Page:Revue des Deux Mondes - 1920 - tome 56.djvu/849

Le texte de cette page a été corrigé et est conforme au fac-similé.

Les populations rhénanes, très excitées, obsédaient les prêtres, pour savoir ce qu’était cette Jeanne, qui prédisait l’avenir. Un clerc de Spire, de juin à septembre 1429, publiait en deux cahiers successifs les réponses qu’il faisait à l’importunité des questionneurs. Son information manquait évidemment de sûreté : ne racontait-il pas qu’un Prémontré, un an plus tôt, lui avait parlé de Jeanne comme d’une assidue contemplatrice des astres ? Or un an plus tôt, hors de Domrémy, qui donc connaissait Jeanne et qui donc parlait d’elle ? Mais les jugements du clerc valaient mieux que ses racontars : il estimait que Jeanne avait trop de vertus pour être magicienne ; qu’elle faisait bien de se vêtir en homme, et qu’il était convenable que le royaume de France, perdu par une femme, — l’Allemande Isabeau, — fût relevé par une femme[1].

Jusque dans Rome, les esprits étaient en branle.
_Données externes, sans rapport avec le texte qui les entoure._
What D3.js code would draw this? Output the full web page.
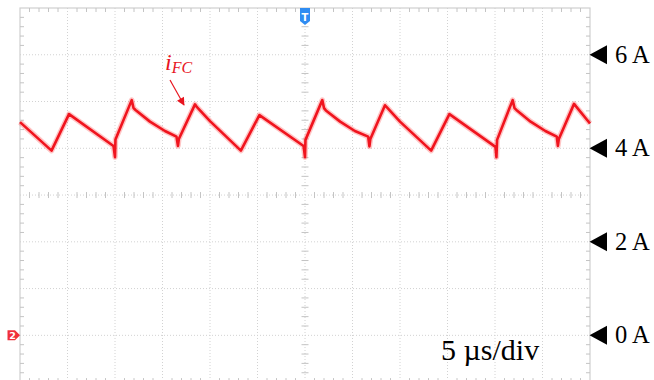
<!DOCTYPE html>
<html lang="en">
<head>
    <meta charset="UTF-8">
    <title>iFC scope capture</title>
    <script src="https://d3js.org/d3.v7.min.js"></script>
    <style>
        body { margin: 0; background: #fff; }
        svg { display: block; }
        .grid line { stroke: #d2d2d2; stroke-width: 1; stroke-dasharray: 1,2; }
        .frame { fill: none; stroke: #cfcfcf; stroke-width: 1.2; }
        .ticks line { stroke: #c4c4c4; stroke-width: 1; }
        .lbl { font-family: "Liberation Serif", "Times New Roman", serif; fill: #000; }
    </style>
</head>
<body>
    <svg width="654" height="380"></svg>

    <script>
        // time in microseconds, current in amperes
        const traceT = [
            0.00, 3.32, 5.16, 9.84, 10.00, 10.05, 11.76, 11.95, 12.16, 13.68, 15.26, 16.47, 16.63, 16.72, 18.42, 18.63,
            20.00, 23.25, 25.20, 29.85, 30.00, 30.05, 31.82, 32.00, 32.20, 33.70, 35.25, 36.65, 36.78, 36.88, 38.42, 38.65,
            40.00, 43.28, 45.20, 50.05, 50.15, 50.22, 51.86, 52.05, 52.25, 53.75, 55.30, 56.50, 56.62, 56.72, 58.32, 58.55,
            60.00
        ];
        const traceI = [
            4.56, 3.95, 4.73, 4.05, 3.81, 4.19, 5.03, 4.86, 4.82, 4.57, 4.37, 4.25, 4.05, 4.20, 4.94, 4.88,
            4.58, 3.95, 4.71, 4.05, 3.81, 4.18, 5.03, 4.86, 4.81, 4.57, 4.37, 4.25, 4.04, 4.20, 4.92, 4.87,
            4.57, 3.95, 4.73, 4.03, 3.81, 4.18, 5.03, 4.86, 4.82, 4.57, 4.37, 4.25, 4.05, 4.20, 4.95, 4.89,
            4.53
        ];

        const levelLabels = [0, 2, 4, 6];     // A, marked on the right
        const timeBase = "5 \u00b5s/div";
        const traceName = ["i", "FC"];

        const svg = d3.select("svg");
        const pLeft = 20, pRight = 590, pTop = 8, pBottom = 382.1;

        const x = d3.scaleLinear().domain([0, 60]).range([pLeft, pRight]);
        const y = d3.scaleLinear().domain([-1, 7]).range([pBottom, pTop]);

        // dotted graticule
        const grid = svg.append("g").attr("class", "grid");
        grid.selectAll(".v").data(d3.range(5, 60, 5)).enter().append("line")
            .attr("x1", d => x(d)).attr("x2", d => x(d))
            .attr("y1", pTop).attr("y2", pBottom);
        grid.selectAll(".h").data(d3.range(0, 7, 1)).enter().append("line")
            .attr("x1", pLeft).attr("x2", pRight)
            .attr("y1", d => y(d)).attr("y2", d => y(d));

        svg.append("rect").attr("class", "frame")
            .attr("x", pLeft).attr("y", pTop)
            .attr("width", pRight - pLeft).attr("height", pBottom - pTop);

        // minor ticks on border and centre axes
        const ticks = svg.append("g").attr("class", "ticks");
        const minorT = d3.range(1, 60, 1).filter(d => d % 5 !== 0);
        const minorI = d3.range(-0.8, 7, 0.2).filter(d => Math.abs(d - Math.round(d)) > 0.01);

        ticks.selectAll(".tt").data(minorT).enter().append("line")
            .attr("x1", d => x(d)).attr("x2", d => x(d))
            .attr("y1", pTop).attr("y2", pTop + 4);
        ticks.selectAll(".tb").data(minorT).enter().append("line")
            .attr("x1", d => x(d)).attr("x2", d => x(d))
            .attr("y1", pBottom - 4).attr("y2", pBottom);
        ticks.selectAll(".tc").data(minorT).enter().append("line")
            .attr("x1", d => x(d)).attr("x2", d => x(d))
            .attr("y1", y(3) - 3).attr("y2", y(3) + 3);
        ticks.selectAll(".tl").data(minorI).enter().append("line")
            .attr("x1", pLeft).attr("x2", pLeft + 4)
            .attr("y1", d => y(d)).attr("y2", d => y(d));
        ticks.selectAll(".tr").data(minorI).enter().append("line")
            .attr("x1", pRight - 4).attr("x2", pRight)
            .attr("y1", d => y(d)).attr("y2", d => y(d));
        ticks.selectAll(".tm").data(minorI).enter().append("line")
            .attr("x1", x(30) - 3.5).attr("x2", x(30) + 3.5)
            .attr("y1", d => y(d)).attr("y2", d => y(d));

        // trace
        const pts = traceT.map((t, i) => [t, traceI[i]]);
        const line = d3.line().x(d => x(d[0])).y(d => y(d[1]));
        svg.append("path").datum(pts)
            .attr("d", line)
            .attr("fill", "none")
            .attr("stroke", "#ff5a5a")
            .attr("stroke-opacity", 0.35)
            .attr("stroke-width", 5.5)
            .attr("stroke-linejoin", "round");
        svg.append("path").datum(pts)
            .attr("d", line)
            .attr("fill", "none")
            .attr("stroke", "#f0141e")
            .attr("stroke-width", 2.6)
            .attr("stroke-linejoin", "round");

        // trigger marker
        const tx = x(30);
        svg.append("path")
            .attr("d", `M${tx - 5},${pTop} L${tx + 5},${pTop} L${tx + 5},${pTop + 13} L${tx},${pTop + 17} L${tx - 5},${pTop + 13} Z`)
            .attr("fill", "#2f8cf2");
        svg.append("text").attr("x", tx).attr("y", pTop + 13)
            .attr("text-anchor", "middle")
            .attr("font-family", "DejaVu Sans, sans-serif").attr("font-size", 10).attr("font-weight", "bold")
            .attr("fill", "#fff").text("T");

        // channel 2 ground marker
        const gy = y(0);
        svg.append("path")
            .attr("d", `M7.5,${gy - 5} L15,${gy - 5} L20,${gy} L15,${gy + 5} L7.5,${gy + 5} Z`)
            .attr("fill", "#f0303a");
        svg.append("text").attr("x", 12.5).attr("y", gy + 3.5)
            .attr("text-anchor", "middle")
            .attr("font-family", "DejaVu Sans, sans-serif").attr("font-size", 9.5).attr("font-weight", "bold")
            .attr("fill", "#fff").text("2");

        // level labels on the right
        const lv = svg.append("g").selectAll("g").data(levelLabels).enter().append("g")
            .attr("transform", d => `translate(0,${y(d)})`);
        lv.append("path").attr("d", "M589.5,0 L607,-9.5 L607,9.5 Z").attr("fill", "#000");
        lv.append("text").attr("class", "lbl")
            .attr("x", 615).attr("y", 8)
            .attr("font-size", 24.5)
            .text(d => d + " A");

        // timebase
        svg.append("text").attr("class", "lbl")
            .attr("x", 441).attr("y", 360)
            .attr("font-size", 30)
            .text(timeBase);

        // trace name with arrow
        const nm = svg.append("text").attr("x", 165).attr("y", 70)
            .attr("font-family", "Liberation Serif, Times New Roman, serif")
            .attr("font-style", "italic").attr("fill", "#e8141e");
        nm.append("tspan").attr("font-size", 24).text(traceName[0]);
        nm.append("tspan").attr("font-size", 16).attr("dy", 3).text(traceName[1]);

        svg.append("defs").append("marker")
            .attr("id", "ah")
            .attr("viewBox", "0 -5 10 10")
            .attr("refX", 9).attr("refY", 0)
            .attr("orient", "auto")
            .attr("markerWidth", 9).attr("markerHeight", 8)
            .attr("markerUnits", "userSpaceOnUse")
            .append("path").attr("d", "M0,-5 L10,0 L0,5 Z").attr("fill", "#e8141e");
        svg.append("line")
            .attr("x1", 170).attr("y1", 80).attr("x2", 184).attr("y2", 105)
            .attr("stroke", "#e8141e").attr("stroke-width", 1.2)
            .attr("marker-end", "url(#ah)");
    </script>
</body>
</html>
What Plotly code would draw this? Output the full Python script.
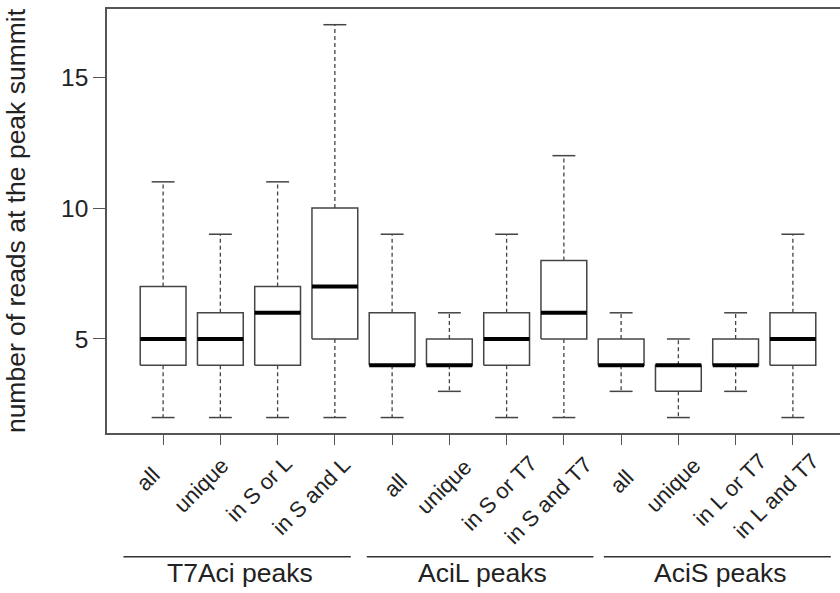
import plotly.graph_objects as go

# ---- data ----
categories = ["all", "unique", "in S or L", "in S and L",
              "all", "unique", "in S or T7", "in S and T7",
              "all", "unique", "in L or T7", "in L and T7"]
groups = ["T7Aci peaks", "AciL peaks", "AciS peaks"]
lower_whisker = [2, 2, 2, 2, 2, 3, 2, 2, 3, 2, 3, 2]
q1 =            [4, 4, 4, 5, 4, 4, 4, 5, 4, 3, 4, 4]
median =        [5, 5, 6, 7, 4, 4, 5, 6, 4, 4, 4, 5]
q3 =            [7, 6, 7, 10, 6, 5, 6, 8, 5, 4, 5, 6]
upper_whisker = [11, 9, 11, 17, 9, 6, 9, 12, 6, 5, 6, 9]
y_ticks = [5, 10, 15]

# ---- layout constants ----
FONT = "Liberation Sans, Arial, sans-serif"
FS_BIG = 26.5
FS_YT = 24.5
FS_XT = 22
TXT = "#222222"
LINE = "#444444"
BOXW = 0.4
CAPW = 0.2
W, H = 840, 593
ML, MR, MT, MB = 107, 0, 9, 160
X_RANGE = [0.02, 12.823]
Y_RANGE = [1.41, 17.6]
GROUP_SPANS = [(0.307, 4.279), (4.558, 8.516), (8.698, 12.663)]
# rotated category label placement: centre offset from tick (px) and centre height (px)
LABEL_DX = [-15.5, -19.5, -18.3, -23, 3, -5, -7.5, -15.7, 0.7, -5.8, -5.5, -16]
LABEL_CY = [479.2, 485, 488.3, 495.8, 485, 486.5, 493.3, 500, 481.7, 485, 489.2, 495.8]

xs = list(range(1, len(categories) + 1))

wx, wy, cx, cy, bx, by, mx, my = [], [], [], [], [], [], [], []
for i, x in enumerate(xs):
    wx += [x, x, None, x, x, None]
    wy += [q3[i], upper_whisker[i], None, q1[i], lower_whisker[i], None]
    cx += [x - CAPW, x + CAPW, None, x - CAPW, x + CAPW, None]
    cy += [upper_whisker[i], upper_whisker[i], None, lower_whisker[i], lower_whisker[i], None]
    bx += [x - BOXW, x + BOXW, x + BOXW, x - BOXW, x - BOXW, None]
    by += [q1[i], q1[i], q3[i], q3[i], q1[i], None]
    mx += [x - BOXW, x + BOXW, None]
    my += [median[i], median[i], None]

fig = go.Figure()
fig.add_trace(go.Scatter(x=wx, y=wy, mode="lines", hoverinfo="skip",
                         line=dict(color=LINE, width=1.3, dash="4px,3px")))
fig.add_trace(go.Scatter(x=bx, y=by, mode="lines", fill="toself", fillcolor="white",
                         hoverinfo="skip", line=dict(color=LINE, width=1.5)))
fig.add_trace(go.Scatter(x=cx, y=cy, mode="lines", hoverinfo="skip",
                         line=dict(color=LINE, width=1.5)))
fig.add_trace(go.Scatter(x=mx, y=my, mode="lines", hoverinfo="skip",
                         line=dict(color="black", width=4)))

def py_to_paper(py):
    return (H - MB - py) / (H - MT - MB)

shapes = []
annotations = []
for g, (a, b) in zip(groups, GROUP_SPANS):
    shapes.append(dict(type="line", xref="x", yref="paper", x0=a, x1=b,
                       y0=py_to_paper(556.7), y1=py_to_paper(556.7),
                       line=dict(color="#333333", width=1.5)))
    annotations.append(dict(text=g, xref="x", yref="paper", x=(a + b) / 2 + 0.05,
                            y=py_to_paper(572.5), yanchor="middle", xanchor="center",
                            showarrow=False, font=dict(family=FONT, size=FS_BIG, color=TXT)))

for x, lab, dx, cyp in zip(xs, categories, LABEL_DX, LABEL_CY):
    annotations.append(dict(text=lab, xref="x", yref="paper", x=x, xshift=dx,
                            y=py_to_paper(cyp), xanchor="center", yanchor="middle",
                            textangle=-45, showarrow=False,
                            font=dict(family=FONT, size=FS_XT, color=TXT)))

fig.update_layout(
    width=W, height=H,
    margin=dict(l=ML, r=MR, t=MT, b=MB, pad=0),
    paper_bgcolor="white", plot_bgcolor="white",
    showlegend=False,
    font=dict(family=FONT, size=FS_BIG, color=TXT),
    shapes=shapes, annotations=annotations,
    xaxis=dict(range=X_RANGE, tickvals=xs, showticklabels=False,
               showgrid=False, zeroline=False, showline=True, mirror=True,
               linecolor="#555555", linewidth=1.5, ticks="outside", ticklen=10,
               tickwidth=1.3, tickcolor="#555555"),
    yaxis=dict(range=Y_RANGE, tickvals=y_ticks, showgrid=False, zeroline=False,
               showline=True, mirror=False, linecolor="#555555", linewidth=1.5,
               ticks="outside", ticklen=12, tickwidth=1.3, tickcolor="#555555",
               tickfont=dict(family=FONT, size=FS_YT, color=TXT),
               title=dict(text="number of reads at the peak summit", standoff=28,
                          font=dict(family=FONT, size=FS_BIG, color=TXT))),
)

fig.write_html("out.html")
Au début de 1429, un clerc français de l’entourage du pape Martin V avait achevé la rédaction d’une chronique intitulée le Bréviaire historique ; et dans les dernières pages, tenace en ses patriotiques espérances, il avait écrit :


Le très chrétien prince, le roi Charles, a beau être abandonné par les siens ; le ciel remettra entre ses mains l’étendard de la victoire, pourvu cependant qu’il s’humilie et qu’il l’implore avec un cœur pur.


Au cours de l’été, dans l’un des manuscrits de son Bréviaire, — celui que conserve |la bibliothèque Vaticane[2], — ce clerc ajoutait un post-scriptum sur « un événement grave, et considérable, et inouï, qui n’avait pas eu son pareil depuis l’origine du monde : » la délivrance d’Orléans par une Pucelle, qui égalait ou même dépassait Debora, Judith et Penthésilée, et qui accomplissait « des actes plus divins qu’humains. » Silence aux jaloux, qui parlaient ici de superstitions, de sortilèges ! Notre clerc savait la différence entre les « miracles opérés par les bons » et les « prodiges des au Malin. » Cette Jeanne était vertueuse, pieuse ; et puis « elle combat, continuait-il, pour une cause utile et juste, puisque c’est pour pacifier le royaume de France, ce qui entraînera le relèvement de la foi, qui, à en juger par l’expérience des siècles passés, n’aurait pas tant

  1. Ayroles, La vraie Jeanne d’Arc, I, p. 69-75.
  2. Léopold Delisle, Nouveau témoignage relatif à la mission de Jeanne d’Arc (Bibliothèque de l’École des Chartes, XLVI, 1885, p. 649-668).